Following a huge virtual currency theft on Friday, Japan’s Financial Services Agency has sent a rare notice asking all virtual currency exchange operators in the country to recheck the security of their systems.

The Saturday warning came after some 58 billion yen ($534 million) in customers’ virtual currency holdings was stolen from Coincheck, a Tokyo-based cryptocurrency exchange, on Friday. It was the biggest cryptocurrency heist in the world, exceeding the one in 2014 when hackers stole about 47 billion yen of virtual money from Japanese bitcoin exchange Mt. Gox, causing it to collapse.

The FSA hopes to ensure there are sufficient internal controls at virtual currency exchanges and to prevent another theft.

Coincheck, one of the major cryptocurrency exchanges in Japan, attracted many customers by offering trade in a number of virtual currencies, and by spending heavily on advertising.

At a news conference late Friday, the company said nearly all of the NEM virtual currency held by its customers had been illicitly transferred out of the company’s system at around 3 a.m. local time that day.
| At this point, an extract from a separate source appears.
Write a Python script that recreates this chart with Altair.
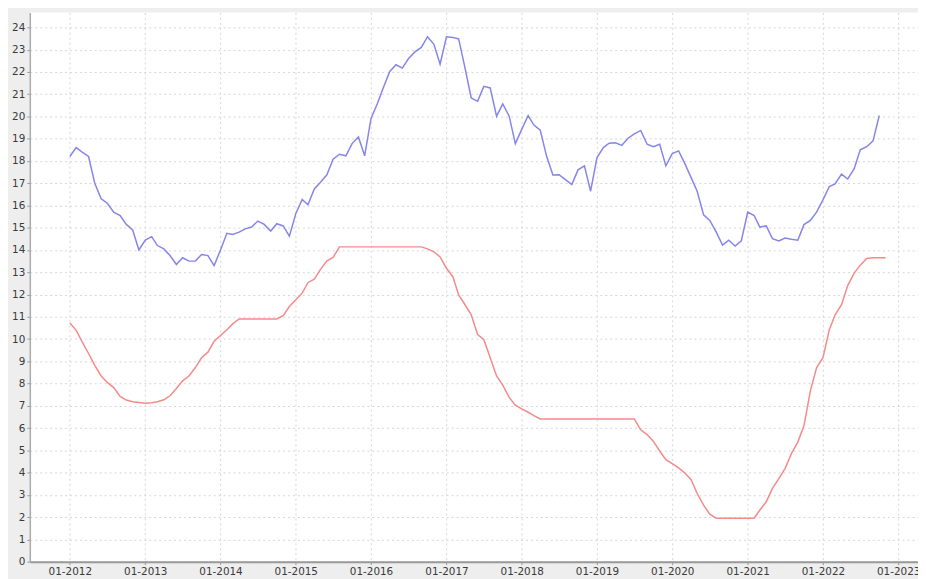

The company has since halted withdrawals, deposits and trading of all currencies.

In its letter, the FSA warned that more large-scale cyberattacks could be mounted against cryptocurrency exchanges. The agency has told exchange operators to check their information and operation systems, take precautions against suspicious transactions and communications, and immediately report incidents that compromise security or other systems to regulators. The agency also instructed management not leave such tasks to their staff, but to get personally involved.

The agency rarely sends such notices to businesses. In April 2017, the agency revised the payment services law to require that virtual currency exchanges become registered. The revised law obliges exchange operators to manage customer assets and their own assets separately, but how to do this is left up to individual exchanges.